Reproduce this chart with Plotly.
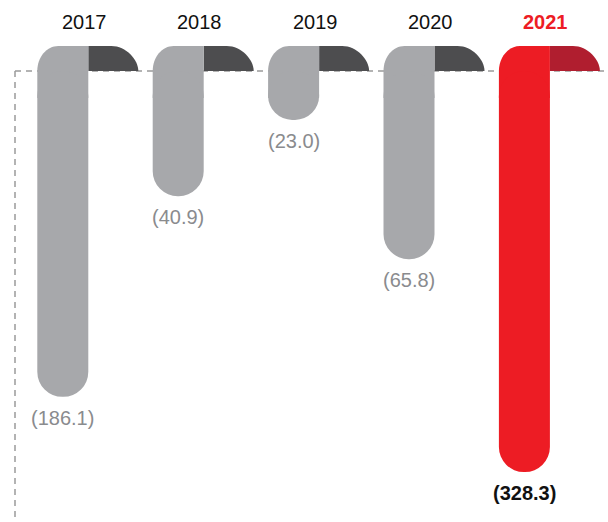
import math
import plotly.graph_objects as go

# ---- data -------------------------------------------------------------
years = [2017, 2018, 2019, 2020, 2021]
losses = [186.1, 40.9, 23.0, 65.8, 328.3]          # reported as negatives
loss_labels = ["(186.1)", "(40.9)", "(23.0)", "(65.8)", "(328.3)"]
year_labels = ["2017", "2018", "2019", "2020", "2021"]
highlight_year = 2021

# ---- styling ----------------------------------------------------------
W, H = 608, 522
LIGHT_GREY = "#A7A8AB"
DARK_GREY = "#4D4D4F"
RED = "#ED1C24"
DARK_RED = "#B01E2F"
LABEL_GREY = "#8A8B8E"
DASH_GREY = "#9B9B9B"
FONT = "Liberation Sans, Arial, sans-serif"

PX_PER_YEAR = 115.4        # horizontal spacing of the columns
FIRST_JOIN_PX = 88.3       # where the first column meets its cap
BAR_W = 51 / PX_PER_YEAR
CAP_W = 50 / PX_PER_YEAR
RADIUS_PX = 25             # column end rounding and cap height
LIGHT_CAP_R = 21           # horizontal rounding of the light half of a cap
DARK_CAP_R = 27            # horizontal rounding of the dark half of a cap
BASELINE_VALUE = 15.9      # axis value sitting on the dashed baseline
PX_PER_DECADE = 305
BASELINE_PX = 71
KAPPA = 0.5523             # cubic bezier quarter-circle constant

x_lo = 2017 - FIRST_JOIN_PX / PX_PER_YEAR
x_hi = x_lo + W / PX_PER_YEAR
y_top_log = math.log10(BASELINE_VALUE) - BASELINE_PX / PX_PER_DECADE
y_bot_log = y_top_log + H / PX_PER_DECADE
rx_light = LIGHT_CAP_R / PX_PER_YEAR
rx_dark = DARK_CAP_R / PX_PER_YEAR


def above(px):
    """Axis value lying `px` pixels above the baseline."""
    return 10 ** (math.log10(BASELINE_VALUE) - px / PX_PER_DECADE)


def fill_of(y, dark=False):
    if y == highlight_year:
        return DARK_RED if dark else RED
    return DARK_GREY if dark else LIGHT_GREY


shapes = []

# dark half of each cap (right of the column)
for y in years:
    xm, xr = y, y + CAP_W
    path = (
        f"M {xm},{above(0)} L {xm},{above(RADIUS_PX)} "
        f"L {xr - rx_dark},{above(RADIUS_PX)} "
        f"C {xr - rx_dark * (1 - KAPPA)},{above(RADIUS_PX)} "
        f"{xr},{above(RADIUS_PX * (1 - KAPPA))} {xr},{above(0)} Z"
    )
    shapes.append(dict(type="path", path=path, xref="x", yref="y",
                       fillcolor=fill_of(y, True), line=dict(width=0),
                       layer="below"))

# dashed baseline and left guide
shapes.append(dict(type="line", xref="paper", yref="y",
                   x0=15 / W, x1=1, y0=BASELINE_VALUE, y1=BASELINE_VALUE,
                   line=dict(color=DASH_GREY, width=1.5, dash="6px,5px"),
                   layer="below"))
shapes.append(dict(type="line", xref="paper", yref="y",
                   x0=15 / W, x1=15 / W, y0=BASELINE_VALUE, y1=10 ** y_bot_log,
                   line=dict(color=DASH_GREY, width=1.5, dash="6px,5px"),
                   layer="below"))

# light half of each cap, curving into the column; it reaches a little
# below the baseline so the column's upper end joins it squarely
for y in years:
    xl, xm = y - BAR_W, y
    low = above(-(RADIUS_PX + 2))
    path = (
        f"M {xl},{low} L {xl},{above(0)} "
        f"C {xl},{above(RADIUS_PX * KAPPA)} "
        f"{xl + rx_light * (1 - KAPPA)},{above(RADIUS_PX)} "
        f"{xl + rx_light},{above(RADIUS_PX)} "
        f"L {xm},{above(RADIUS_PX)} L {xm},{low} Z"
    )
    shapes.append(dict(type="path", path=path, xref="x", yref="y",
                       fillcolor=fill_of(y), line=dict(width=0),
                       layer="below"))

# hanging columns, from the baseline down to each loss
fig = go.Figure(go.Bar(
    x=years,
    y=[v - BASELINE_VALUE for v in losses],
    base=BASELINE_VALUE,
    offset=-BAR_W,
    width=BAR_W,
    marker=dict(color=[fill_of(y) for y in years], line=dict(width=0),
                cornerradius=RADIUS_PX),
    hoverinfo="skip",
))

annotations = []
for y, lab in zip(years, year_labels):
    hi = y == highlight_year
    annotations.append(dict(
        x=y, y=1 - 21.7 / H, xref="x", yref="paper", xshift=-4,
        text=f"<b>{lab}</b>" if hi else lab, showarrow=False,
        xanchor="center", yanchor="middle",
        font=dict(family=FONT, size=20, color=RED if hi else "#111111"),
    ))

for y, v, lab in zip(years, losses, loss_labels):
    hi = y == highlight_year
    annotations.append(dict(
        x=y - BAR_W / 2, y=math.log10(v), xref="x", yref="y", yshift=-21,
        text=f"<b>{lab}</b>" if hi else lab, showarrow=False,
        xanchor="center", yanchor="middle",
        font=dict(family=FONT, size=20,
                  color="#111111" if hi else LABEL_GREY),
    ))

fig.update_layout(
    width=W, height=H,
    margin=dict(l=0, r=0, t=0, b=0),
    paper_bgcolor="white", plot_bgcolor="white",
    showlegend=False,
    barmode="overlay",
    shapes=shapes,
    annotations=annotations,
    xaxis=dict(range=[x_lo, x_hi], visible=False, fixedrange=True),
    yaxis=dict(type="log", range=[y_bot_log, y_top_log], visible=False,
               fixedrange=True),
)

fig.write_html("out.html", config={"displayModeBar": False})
┄┄┄┄┄┄┄┄┄┄┄┄┄┄┄┄┄┄┄┄
Write the material out again exactly as it appears, dropping the pictures.

- **Response to the exercise**:
Reproduce this chart with Plotly.
import math
import plotly.graph_objects as go

# ---- data -------------------------------------------------------------
years = [2017, 2018, 2019, 2020, 2021]
losses = [186.1, 40.9, 23.0, 65.8, 328.3]          # reported as negatives
loss_labels = ["(186.1)", "(40.9)", "(23.0)", "(65.8)", "(328.3)"]
year_labels = ["2017", "2018", "2019", "2020", "2021"]
highlight_year = 2021

# ---- styling ----------------------------------------------------------
W, H = 608, 522
LIGHT_GREY = "#A7A8AB"
DARK_GREY = "#4D4D4F"
RED = "#ED1C24"
DARK_RED = "#B01E2F"
LABEL_GREY = "#8A8B8E"
DASH_GREY = "#9B9B9B"
FONT = "Liberation Sans, Arial, sans-serif"

PX_PER_YEAR = 115.4        # horizontal spacing of the columns
FIRST_JOIN_PX = 88.3       # where the first column meets its cap
BAR_W = 51 / PX_PER_YEAR
CAP_W = 50 / PX_PER_YEAR
RADIUS_PX = 25             # column end rounding and cap height
LIGHT_CAP_R = 21           # horizontal rounding of the light half of a cap
DARK_CAP_R = 27            # horizontal rounding of the dark half of a cap
BASELINE_VALUE = 15.9      # axis value sitting on the dashed baseline
PX_PER_DECADE = 305
BASELINE_PX = 71
KAPPA = 0.5523             # cubic bezier quarter-circle constant

x_lo = 2017 - FIRST_JOIN_PX / PX_PER_YEAR
x_hi = x_lo + W / PX_PER_YEAR
y_top_log = math.log10(BASELINE_VALUE) - BASELINE_PX / PX_PER_DECADE
y_bot_log = y_top_log + H / PX_PER_DECADE
rx_light = LIGHT_CAP_R / PX_PER_YEAR
rx_dark = DARK_CAP_R / PX_PER_YEAR


def above(px):
    """Axis value lying `px` pixels above the baseline."""
    return 10 ** (math.log10(BASELINE_VALUE) - px / PX_PER_DECADE)


def fill_of(y, dark=False):
    if y == highlight_year:
        return DARK_RED if dark else RED
    return DARK_GREY if dark else LIGHT_GREY


shapes = []

# dark half of each cap (right of the column)
for y in years:
    xm, xr = y, y + CAP_W
    path = (
        f"M {xm},{above(0)} L {xm},{above(RADIUS_PX)} "
        f"L {xr - rx_dark},{above(RADIUS_PX)} "
        f"C {xr - rx_dark * (1 - KAPPA)},{above(RADIUS_PX)} "
        f"{xr},{above(RADIUS_PX * (1 - KAPPA))} {xr},{above(0)} Z"
    )
    shapes.append(dict(type="path", path=path, xref="x", yref="y",
                       fillcolor=fill_of(y, True), line=dict(width=0),
                       layer="below"))

# dashed baseline and left guide
shapes.append(dict(type="line", xref="paper", yref="y",
                   x0=15 / W, x1=1, y0=BASELINE_VALUE, y1=BASELINE_VALUE,
                   line=dict(color=DASH_GREY, width=1.5, dash="6px,5px"),
                   layer="below"))
shapes.append(dict(type="line", xref="paper", yref="y",
                   x0=15 / W, x1=15 / W, y0=BASELINE_VALUE, y1=10 ** y_bot_log,
                   line=dict(color=DASH_GREY, width=1.5, dash="6px,5px"),
                   layer="below"))

# light half of each cap, curving into the column; it reaches a little
# below the baseline so the column's upper end joins it squarely
for y in years:
    xl, xm = y - BAR_W, y
    low = above(-(RADIUS_PX + 2))
    path = (
        f"M {xl},{low} L {xl},{above(0)} "
        f"C {xl},{above(RADIUS_PX * KAPPA)} "
        f"{xl + rx_light * (1 - KAPPA)},{above(RADIUS_PX)} "
        f"{xl + rx_light},{above(RADIUS_PX)} "
        f"L {xm},{above(RADIUS_PX)} L {xm},{low} Z"
    )
    shapes.append(dict(type="path", path=path, xref="x", yref="y",
                       fillcolor=fill_of(y), line=dict(width=0),
                       layer="below"))

# hanging columns, from the baseline down to each loss
fig = go.Figure(go.Bar(
    x=years,
    y=[v - BASELINE_VALUE for v in losses],
    base=BASELINE_VALUE,
    offset=-BAR_W,
    width=BAR_W,
    marker=dict(color=[fill_of(y) for y in years], line=dict(width=0),
                cornerradius=RADIUS_PX),
    hoverinfo="skip",
))

annotations = []
for y, lab in zip(years, year_labels):
    hi = y == highlight_year
    annotations.append(dict(
        x=y, y=1 - 21.7 / H, xref="x", yref="paper", xshift=-4,
        text=f"<b>{lab}</b>" if hi else lab, showarrow=False,
        xanchor="center", yanchor="middle",
        font=dict(family=FONT, size=20, color=RED if hi else "#111111"),
    ))

for y, v, lab in zip(years, losses, loss_labels):
    hi = y == highlight_year
    annotations.append(dict(
        x=y - BAR_W / 2, y=math.log10(v), xref="x", yref="y", yshift=-21,
        text=f"<b>{lab}</b>" if hi else lab, showarrow=False,
        xanchor="center", yanchor="middle",
        font=dict(family=FONT, size=20,
                  color="#111111" if hi else LABEL_GREY),
    ))

fig.update_layout(
    width=W, height=H,
    margin=dict(l=0, r=0, t=0, b=0),
    paper_bgcolor="white", plot_bgcolor="white",
    showlegend=False,
    barmode="overlay",
    shapes=shapes,
    annotations=annotations,
    xaxis=dict(range=[x_lo, x_hi], visible=False, fixedrange=True),
    yaxis=dict(type="log", range=[y_bot_log, y_top_log], visible=False,
               fixedrange=True),
)

fig.write_html("out.html", config={"displayModeBar": False})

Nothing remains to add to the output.